The Gems in the Suburban Showbag

My parents, now comfortably ensconced in retirement, are gradually acquiring new hobbies. One admirable pastime is decluttering. The sheer volume of possessions inside the walls of the family home where they’ve spent their entire married life suggests that this will be a long term quest. A by-product of this decluttering is that every time I drop over for a visit, I leave with a mandatory bag or box stuffed with paraphernalia. This began boldly with the request that I re-house my childhood piano, which had been left forlornly unused since that moment in the 80s where it became very obvious that I had no natural musical talent and that all the private tutoring available would be useless in exposing even a glimmer of skill. There were bags of childhood dolls, photo albums, school reports and ribbons – awarded back in the days where there was some element of victory rather than simply participation.  Given the lack of spare room in a modest suburban home that is already at capacity given a rampant obsession with shoes, books and clothes, many of these keepsakes are now permanent residents of the boot of my car and ride aimlessly around with me year upon year.

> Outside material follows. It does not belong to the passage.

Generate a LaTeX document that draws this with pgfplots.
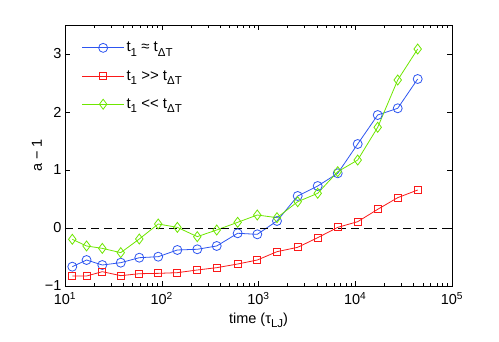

A recent find in what I have begun to refer to as the surbuban showbag pressed upon me in the driveway upon departure is an early attempt on my part at expressing literary creativity. A faded cardboard cover, bound by string and self-illustrated with worn-out markers, it was titled ‘The Family’.  The children appear front and centre. Tom and Harry are dark-haired scamps, clad in high-neck skivvies some thirty years before the Wiggles made it a thing. Jane and Suzanne sport lush blonde hair, matching pink dresses and stick legs of a kind only found on a current era catwalk.

The production quality is a little sketchy despite what appears to have been tremendous effort devoted to illustrations that are a whimsical mix of cut-and-pasted coloured paper and marker drawings. It likely now remains one of the few artifacts typed up on a manual typewriter in some ancestor of Courier and for that reason alone appeared worthy of the transition from my car to a bedside drawer. Without the re-drafting capability of modern day word processing, typing errors have been simply corrected in pen.  The writing style is flagrant Enid Blyton mimicry with phrases such as ‘Mother was very angry’, ‘they got an awful fright.’  The text carbon dates itself as something only slightly post-Jurassic with its description of ‘spilt ink’.

 

Tom and Harry bear all the textbook hallmarks of serial-killers in the making. Their casual vandalism, injury of household pets and dismembering of their siblings’ dolls would make it straight into episode one of any modern-day true crime podcast. In the face of ongoing damage and wilful violence and pre the days of widespread administration of Ritalin or availability of self-help literature, the parents resorted to grounding the twins, experiencing repeat behaviour and grounding them again.  A shockingly taboo use of smacking also failed the tame the twins. At this point, although a scant missive at a mere seven pages, the plot becomes bogged down and could do with a savage structural edit. Eventually, previously conspicuously absent grandparents write to the family, offering to house and rehabilitate the twins for an undefined period ‘to make them good again’.  The tome ends on a cliffhanger hope of rehabilitation and screams out for a sequel.

We wait to see if volume two appears in a future suburban showbag.